■ **Direction**: Copy exactly the lines from the line containing "Recreate this image" to the line containing "d3.scaleLinear().domain([-3.13, 1.98]).range([350, 38]);", both lines included, and omit any pictures.

■ **Source records**:
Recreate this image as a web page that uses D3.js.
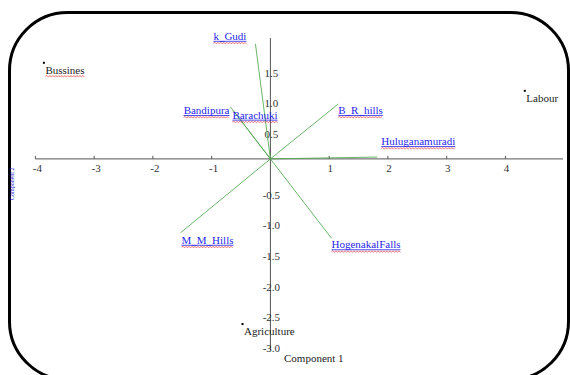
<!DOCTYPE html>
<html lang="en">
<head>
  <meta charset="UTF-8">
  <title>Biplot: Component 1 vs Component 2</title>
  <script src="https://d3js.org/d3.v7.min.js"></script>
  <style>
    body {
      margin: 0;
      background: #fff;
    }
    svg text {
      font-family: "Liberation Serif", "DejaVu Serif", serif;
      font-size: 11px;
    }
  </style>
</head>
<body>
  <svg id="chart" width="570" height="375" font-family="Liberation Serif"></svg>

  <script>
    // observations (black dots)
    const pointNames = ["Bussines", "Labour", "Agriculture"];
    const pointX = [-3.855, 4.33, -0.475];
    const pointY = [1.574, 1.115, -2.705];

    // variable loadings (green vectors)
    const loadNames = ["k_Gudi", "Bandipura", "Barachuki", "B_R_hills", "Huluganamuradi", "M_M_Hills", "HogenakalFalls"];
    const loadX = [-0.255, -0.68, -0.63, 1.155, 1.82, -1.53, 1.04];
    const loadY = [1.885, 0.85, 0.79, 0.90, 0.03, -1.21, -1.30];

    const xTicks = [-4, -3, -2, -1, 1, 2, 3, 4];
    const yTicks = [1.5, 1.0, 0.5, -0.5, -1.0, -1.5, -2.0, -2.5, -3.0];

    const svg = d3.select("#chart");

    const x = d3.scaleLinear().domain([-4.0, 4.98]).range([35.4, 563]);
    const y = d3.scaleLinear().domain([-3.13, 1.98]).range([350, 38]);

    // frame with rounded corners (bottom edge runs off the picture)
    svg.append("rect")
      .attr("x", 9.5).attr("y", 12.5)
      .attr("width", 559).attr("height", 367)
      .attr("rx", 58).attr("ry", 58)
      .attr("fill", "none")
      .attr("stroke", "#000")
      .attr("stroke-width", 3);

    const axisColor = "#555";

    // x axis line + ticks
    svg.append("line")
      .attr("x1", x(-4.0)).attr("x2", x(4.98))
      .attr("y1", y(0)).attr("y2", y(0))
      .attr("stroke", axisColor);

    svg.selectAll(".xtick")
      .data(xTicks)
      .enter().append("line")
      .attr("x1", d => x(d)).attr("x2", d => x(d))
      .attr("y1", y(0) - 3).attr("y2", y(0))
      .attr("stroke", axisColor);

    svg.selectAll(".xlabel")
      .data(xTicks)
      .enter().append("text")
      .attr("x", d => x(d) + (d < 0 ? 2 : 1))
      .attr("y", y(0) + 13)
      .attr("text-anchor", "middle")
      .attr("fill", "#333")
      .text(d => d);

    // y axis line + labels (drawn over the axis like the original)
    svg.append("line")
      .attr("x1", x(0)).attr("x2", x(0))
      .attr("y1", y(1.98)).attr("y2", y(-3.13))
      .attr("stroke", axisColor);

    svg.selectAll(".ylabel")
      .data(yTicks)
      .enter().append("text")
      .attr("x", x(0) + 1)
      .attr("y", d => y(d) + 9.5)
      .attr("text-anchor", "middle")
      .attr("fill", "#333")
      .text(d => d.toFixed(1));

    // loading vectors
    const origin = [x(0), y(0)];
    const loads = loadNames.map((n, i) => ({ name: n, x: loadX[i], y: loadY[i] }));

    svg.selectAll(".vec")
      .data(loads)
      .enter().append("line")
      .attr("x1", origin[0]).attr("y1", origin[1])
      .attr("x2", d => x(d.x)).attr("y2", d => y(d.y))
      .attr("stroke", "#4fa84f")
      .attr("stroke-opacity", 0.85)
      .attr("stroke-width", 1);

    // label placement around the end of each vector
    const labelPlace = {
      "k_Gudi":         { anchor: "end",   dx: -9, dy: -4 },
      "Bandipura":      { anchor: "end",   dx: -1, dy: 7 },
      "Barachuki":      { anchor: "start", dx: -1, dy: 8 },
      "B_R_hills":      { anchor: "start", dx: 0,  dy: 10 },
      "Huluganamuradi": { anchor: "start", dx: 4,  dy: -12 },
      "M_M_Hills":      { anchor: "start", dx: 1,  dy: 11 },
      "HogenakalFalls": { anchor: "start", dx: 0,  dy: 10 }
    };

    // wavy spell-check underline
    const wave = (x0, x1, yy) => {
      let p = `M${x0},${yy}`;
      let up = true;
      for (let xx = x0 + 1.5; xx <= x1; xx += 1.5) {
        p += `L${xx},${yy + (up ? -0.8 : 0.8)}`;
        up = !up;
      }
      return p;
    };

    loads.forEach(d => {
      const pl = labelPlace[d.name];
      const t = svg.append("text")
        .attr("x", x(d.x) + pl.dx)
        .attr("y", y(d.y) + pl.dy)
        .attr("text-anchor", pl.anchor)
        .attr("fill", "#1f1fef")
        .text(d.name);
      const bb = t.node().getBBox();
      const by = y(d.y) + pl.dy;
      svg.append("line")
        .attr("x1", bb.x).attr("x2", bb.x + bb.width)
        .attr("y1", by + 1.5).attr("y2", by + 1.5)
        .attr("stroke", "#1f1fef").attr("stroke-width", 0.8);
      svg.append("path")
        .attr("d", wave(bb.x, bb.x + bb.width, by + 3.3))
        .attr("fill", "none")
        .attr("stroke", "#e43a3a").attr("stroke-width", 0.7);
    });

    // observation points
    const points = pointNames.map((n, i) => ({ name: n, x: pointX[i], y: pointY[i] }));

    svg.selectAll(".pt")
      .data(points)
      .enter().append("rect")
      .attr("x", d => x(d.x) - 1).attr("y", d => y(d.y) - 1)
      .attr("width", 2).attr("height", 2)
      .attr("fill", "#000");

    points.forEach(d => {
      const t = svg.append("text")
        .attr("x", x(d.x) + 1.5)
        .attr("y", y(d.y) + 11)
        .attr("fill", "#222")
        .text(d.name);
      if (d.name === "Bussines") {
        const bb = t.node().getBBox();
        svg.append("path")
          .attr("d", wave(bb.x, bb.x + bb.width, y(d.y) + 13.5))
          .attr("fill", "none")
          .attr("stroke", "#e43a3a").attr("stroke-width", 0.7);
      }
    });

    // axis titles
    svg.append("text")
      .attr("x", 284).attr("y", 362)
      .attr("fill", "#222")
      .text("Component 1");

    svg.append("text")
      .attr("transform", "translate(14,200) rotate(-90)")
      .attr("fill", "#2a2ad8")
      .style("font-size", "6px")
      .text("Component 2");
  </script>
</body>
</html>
* * *
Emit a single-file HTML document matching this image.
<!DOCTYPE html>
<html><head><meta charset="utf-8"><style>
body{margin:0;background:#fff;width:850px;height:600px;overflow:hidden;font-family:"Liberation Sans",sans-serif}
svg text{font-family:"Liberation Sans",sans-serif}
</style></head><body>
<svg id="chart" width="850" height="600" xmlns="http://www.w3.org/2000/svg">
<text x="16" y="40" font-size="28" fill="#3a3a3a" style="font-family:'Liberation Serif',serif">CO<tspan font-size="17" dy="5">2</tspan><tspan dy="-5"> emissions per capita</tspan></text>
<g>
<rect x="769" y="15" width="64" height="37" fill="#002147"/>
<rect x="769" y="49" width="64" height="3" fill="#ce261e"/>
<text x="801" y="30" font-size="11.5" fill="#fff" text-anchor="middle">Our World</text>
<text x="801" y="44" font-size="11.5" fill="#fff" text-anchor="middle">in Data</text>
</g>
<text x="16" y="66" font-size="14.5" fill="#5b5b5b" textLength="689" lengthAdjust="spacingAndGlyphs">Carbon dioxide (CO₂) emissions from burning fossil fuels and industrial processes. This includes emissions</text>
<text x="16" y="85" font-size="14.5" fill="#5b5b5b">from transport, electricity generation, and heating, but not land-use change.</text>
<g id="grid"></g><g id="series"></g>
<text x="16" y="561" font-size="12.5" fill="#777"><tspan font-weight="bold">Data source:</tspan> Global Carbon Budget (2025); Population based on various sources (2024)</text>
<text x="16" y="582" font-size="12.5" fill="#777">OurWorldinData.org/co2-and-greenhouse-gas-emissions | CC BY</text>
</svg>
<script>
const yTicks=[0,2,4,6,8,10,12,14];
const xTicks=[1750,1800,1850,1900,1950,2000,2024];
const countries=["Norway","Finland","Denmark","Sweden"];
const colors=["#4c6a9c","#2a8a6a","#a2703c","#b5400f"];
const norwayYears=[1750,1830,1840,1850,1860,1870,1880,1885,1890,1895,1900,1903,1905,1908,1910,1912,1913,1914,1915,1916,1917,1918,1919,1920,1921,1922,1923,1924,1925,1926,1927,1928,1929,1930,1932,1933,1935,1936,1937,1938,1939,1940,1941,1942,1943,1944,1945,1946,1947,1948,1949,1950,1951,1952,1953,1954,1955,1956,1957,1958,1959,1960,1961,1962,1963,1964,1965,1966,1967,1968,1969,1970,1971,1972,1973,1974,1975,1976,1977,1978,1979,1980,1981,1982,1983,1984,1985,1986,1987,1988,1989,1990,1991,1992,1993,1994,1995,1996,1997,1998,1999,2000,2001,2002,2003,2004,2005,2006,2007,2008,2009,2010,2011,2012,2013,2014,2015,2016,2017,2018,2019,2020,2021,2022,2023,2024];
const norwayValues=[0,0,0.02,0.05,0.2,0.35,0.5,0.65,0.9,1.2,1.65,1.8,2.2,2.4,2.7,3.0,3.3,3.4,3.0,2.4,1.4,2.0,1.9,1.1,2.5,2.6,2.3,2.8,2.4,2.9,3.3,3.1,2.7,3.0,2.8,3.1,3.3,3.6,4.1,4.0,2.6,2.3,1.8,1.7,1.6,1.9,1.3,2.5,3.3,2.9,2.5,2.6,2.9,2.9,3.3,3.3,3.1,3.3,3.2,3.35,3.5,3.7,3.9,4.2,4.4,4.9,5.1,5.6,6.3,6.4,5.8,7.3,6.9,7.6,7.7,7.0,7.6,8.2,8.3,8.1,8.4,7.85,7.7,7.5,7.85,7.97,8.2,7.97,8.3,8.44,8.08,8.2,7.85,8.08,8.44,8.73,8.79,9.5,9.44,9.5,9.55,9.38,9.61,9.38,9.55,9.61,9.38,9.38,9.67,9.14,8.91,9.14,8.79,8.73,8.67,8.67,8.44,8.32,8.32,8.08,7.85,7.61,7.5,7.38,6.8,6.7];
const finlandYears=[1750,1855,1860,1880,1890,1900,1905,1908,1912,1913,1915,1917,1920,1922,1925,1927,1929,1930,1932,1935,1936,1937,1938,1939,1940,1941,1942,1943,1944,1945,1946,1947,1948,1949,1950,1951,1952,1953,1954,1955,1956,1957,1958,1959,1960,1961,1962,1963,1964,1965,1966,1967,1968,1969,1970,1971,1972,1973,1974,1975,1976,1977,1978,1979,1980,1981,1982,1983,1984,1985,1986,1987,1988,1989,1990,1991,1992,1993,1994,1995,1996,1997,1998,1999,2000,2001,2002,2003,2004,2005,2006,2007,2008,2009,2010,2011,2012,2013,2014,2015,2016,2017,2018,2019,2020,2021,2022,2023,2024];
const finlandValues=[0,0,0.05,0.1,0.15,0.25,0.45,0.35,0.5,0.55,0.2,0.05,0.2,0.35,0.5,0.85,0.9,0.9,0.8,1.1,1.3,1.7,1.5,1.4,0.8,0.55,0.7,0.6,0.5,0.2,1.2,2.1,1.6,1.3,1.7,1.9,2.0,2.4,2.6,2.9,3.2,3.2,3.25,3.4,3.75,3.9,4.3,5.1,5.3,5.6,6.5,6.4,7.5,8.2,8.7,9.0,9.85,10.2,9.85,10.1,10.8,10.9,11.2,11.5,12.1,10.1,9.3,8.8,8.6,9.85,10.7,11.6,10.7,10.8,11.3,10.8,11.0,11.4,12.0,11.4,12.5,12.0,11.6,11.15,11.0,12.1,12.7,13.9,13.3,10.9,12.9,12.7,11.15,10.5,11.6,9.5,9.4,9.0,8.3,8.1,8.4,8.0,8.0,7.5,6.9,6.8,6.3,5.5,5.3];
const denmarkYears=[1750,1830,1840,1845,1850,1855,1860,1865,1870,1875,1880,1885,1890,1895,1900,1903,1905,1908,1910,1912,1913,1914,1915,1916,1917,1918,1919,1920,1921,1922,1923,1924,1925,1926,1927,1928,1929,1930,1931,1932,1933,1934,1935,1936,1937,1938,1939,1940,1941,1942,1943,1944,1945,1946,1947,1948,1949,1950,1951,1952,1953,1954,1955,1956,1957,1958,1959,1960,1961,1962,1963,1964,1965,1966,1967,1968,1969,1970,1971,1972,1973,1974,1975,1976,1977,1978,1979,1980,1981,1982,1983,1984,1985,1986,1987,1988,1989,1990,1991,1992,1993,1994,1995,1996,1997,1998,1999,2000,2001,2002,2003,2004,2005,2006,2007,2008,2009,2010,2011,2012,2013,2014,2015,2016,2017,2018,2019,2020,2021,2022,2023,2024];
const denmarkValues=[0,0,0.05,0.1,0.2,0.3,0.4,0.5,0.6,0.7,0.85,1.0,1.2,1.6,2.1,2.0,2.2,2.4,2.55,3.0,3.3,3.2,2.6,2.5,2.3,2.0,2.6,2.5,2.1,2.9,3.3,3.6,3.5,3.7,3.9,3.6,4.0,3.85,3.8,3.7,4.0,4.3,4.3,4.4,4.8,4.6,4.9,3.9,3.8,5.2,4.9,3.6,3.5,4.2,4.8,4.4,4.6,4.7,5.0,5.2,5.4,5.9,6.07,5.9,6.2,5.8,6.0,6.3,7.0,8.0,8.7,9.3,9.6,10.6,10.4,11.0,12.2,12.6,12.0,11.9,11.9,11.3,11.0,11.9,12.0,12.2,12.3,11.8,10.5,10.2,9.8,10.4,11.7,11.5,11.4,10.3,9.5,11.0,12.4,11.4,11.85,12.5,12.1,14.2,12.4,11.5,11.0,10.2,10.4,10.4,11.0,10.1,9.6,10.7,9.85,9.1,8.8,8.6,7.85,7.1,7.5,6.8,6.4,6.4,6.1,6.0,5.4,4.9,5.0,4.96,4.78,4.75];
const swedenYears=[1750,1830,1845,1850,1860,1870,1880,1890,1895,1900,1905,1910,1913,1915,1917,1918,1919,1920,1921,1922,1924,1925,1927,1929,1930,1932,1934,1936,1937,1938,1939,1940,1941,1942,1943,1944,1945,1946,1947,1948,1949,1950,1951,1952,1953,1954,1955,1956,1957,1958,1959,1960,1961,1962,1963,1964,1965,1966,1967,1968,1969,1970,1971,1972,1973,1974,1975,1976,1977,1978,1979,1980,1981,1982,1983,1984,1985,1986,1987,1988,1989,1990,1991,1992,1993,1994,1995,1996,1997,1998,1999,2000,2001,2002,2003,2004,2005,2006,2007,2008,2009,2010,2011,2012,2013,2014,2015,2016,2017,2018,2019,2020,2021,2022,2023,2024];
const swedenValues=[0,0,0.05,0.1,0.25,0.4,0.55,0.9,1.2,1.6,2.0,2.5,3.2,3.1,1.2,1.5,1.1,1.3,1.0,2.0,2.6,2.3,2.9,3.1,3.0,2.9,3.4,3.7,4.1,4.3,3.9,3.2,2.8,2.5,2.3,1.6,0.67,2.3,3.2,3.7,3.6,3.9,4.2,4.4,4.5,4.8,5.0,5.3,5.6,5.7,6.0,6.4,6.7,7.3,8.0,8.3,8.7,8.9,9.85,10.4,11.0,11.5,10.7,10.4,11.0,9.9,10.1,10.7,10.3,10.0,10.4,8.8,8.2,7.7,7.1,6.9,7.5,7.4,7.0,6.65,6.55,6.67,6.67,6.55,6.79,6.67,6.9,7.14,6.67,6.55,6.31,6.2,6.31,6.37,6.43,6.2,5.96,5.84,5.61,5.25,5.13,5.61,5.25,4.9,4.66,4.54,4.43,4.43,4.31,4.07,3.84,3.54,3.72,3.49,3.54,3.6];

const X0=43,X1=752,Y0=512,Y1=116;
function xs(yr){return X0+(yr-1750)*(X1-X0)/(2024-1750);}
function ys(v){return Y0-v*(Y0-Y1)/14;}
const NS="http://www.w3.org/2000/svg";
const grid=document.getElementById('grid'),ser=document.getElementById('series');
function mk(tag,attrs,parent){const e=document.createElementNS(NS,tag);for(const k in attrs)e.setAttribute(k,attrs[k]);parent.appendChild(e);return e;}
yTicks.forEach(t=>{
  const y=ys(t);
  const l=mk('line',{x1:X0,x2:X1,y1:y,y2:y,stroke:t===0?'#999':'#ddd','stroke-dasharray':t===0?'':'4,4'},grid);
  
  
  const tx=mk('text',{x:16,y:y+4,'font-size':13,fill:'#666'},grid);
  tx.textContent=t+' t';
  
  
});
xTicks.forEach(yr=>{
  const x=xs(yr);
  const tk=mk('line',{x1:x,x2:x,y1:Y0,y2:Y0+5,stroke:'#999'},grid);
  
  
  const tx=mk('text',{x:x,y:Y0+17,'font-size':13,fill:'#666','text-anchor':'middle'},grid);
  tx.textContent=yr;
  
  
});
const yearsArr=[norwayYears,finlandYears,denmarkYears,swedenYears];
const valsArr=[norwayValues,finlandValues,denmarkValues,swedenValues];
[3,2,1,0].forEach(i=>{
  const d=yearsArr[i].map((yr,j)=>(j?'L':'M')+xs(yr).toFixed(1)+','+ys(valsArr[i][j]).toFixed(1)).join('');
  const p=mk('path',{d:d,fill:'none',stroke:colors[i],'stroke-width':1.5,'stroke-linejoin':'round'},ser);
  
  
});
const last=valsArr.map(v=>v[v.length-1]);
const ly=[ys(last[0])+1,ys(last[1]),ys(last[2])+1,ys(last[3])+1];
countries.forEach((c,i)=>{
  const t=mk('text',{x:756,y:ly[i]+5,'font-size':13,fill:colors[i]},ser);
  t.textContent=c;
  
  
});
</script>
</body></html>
...
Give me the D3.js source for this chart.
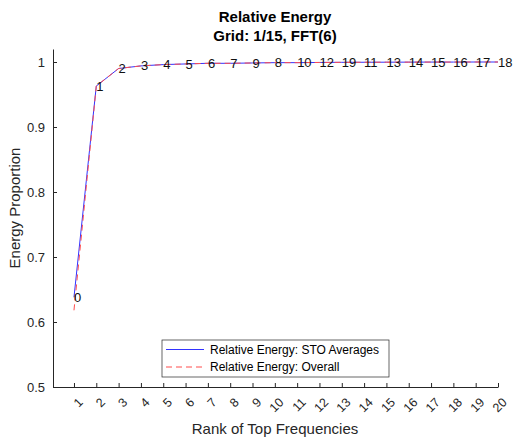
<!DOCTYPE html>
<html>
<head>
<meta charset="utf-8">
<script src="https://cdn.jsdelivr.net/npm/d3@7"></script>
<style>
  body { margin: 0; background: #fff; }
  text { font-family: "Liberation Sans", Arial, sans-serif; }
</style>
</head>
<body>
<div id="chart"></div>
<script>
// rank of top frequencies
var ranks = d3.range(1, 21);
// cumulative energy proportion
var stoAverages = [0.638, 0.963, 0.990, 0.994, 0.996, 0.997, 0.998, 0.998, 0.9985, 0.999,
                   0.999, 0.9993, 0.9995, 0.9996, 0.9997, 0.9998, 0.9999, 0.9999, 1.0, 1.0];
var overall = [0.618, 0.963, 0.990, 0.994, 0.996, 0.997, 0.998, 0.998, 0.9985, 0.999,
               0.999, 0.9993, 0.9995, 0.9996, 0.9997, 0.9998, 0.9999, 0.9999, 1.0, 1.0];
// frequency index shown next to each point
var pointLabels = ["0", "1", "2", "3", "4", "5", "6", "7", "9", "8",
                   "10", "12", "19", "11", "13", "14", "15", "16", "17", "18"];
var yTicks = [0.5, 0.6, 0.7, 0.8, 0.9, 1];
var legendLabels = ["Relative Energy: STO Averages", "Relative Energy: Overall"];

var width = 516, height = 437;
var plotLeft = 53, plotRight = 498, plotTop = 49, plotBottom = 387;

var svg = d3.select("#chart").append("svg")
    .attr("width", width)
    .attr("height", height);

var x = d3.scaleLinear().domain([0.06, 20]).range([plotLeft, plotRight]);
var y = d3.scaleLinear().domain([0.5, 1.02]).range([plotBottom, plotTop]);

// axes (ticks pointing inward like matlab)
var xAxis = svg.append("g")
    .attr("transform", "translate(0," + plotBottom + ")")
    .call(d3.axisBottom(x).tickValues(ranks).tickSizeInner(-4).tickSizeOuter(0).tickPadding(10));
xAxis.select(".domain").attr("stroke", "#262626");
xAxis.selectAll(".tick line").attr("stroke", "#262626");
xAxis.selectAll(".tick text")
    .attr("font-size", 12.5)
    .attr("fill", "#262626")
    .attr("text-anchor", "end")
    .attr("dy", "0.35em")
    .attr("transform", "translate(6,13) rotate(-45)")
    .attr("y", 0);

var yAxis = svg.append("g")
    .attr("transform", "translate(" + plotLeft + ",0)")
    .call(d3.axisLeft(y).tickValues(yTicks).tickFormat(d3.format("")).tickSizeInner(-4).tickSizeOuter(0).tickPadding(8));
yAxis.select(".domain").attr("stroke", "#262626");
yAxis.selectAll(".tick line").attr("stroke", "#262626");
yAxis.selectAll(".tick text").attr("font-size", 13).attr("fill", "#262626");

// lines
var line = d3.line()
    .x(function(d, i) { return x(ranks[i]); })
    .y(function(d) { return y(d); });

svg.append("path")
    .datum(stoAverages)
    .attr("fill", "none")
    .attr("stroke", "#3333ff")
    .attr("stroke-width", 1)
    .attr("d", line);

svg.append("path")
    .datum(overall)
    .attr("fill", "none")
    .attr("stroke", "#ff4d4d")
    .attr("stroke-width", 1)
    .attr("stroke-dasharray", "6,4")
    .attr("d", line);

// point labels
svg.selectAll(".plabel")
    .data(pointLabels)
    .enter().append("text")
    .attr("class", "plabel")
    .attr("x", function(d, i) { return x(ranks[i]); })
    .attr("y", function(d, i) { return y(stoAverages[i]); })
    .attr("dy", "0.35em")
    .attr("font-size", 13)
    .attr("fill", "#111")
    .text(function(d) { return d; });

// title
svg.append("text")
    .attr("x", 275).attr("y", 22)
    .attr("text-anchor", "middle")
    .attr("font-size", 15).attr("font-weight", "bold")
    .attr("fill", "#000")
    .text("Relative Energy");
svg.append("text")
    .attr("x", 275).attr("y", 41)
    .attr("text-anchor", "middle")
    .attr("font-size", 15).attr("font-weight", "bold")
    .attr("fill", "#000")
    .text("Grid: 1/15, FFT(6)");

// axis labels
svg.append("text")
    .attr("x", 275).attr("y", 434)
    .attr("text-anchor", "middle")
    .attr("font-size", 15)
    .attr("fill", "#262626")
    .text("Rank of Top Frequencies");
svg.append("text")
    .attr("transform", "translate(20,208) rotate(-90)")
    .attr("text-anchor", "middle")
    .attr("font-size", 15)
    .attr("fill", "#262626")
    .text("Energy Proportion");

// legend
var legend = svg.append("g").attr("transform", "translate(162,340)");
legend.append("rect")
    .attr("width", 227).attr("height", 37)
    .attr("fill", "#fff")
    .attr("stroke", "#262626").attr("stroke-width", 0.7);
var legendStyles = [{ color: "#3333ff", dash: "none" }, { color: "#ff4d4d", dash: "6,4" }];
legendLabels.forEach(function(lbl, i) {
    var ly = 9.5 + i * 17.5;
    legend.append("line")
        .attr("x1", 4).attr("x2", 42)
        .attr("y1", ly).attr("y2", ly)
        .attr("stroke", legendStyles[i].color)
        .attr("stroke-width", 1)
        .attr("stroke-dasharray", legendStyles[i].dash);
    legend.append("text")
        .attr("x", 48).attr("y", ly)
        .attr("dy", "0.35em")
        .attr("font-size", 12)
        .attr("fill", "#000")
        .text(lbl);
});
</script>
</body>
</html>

■ **Output for this task**:
Recreate this image as a web page that uses D3.js.
<!DOCTYPE html>
<html lang="en">
<head>
  <meta charset="UTF-8">
  <title>Biplot: Component 1 vs Component 2</title>
  <script src="https://d3js.org/d3.v7.min.js"></script>
  <style>
    body {
      margin: 0;
      background: #fff;
    }
    svg text {
      font-family: "Liberation Serif", "DejaVu Serif", serif;
      font-size: 11px;
    }
  </style>
</head>
<body>
  <svg id="chart" width="570" height="375" font-family="Liberation Serif"></svg>

  <script>
    // observations (black dots)
    const pointNames = ["Bussines", "Labour", "Agriculture"];
    const pointX = [-3.855, 4.33, -0.475];
    const pointY = [1.574, 1.115, -2.705];

    // variable loadings (green vectors)
    const loadNames = ["k_Gudi", "Bandipura", "Barachuki", "B_R_hills", "Huluganamuradi", "M_M_Hills", "HogenakalFalls"];
    const loadX = [-0.255, -0.68, -0.63, 1.155, 1.82, -1.53, 1.04];
    const loadY = [1.885, 0.85, 0.79, 0.90, 0.03, -1.21, -1.30];

    const xTicks = [-4, -3, -2, -1, 1, 2, 3, 4];
    const yTicks = [1.5, 1.0, 0.5, -0.5, -1.0, -1.5, -2.0, -2.5, -3.0];

    const svg = d3.select("#chart");

    const x = d3.scaleLinear().domain([-4.0, 4.98]).range([35.4, 563]);
    const y = d3.scaleLinear().domain([-3.13, 1.98]).range([350, 38]);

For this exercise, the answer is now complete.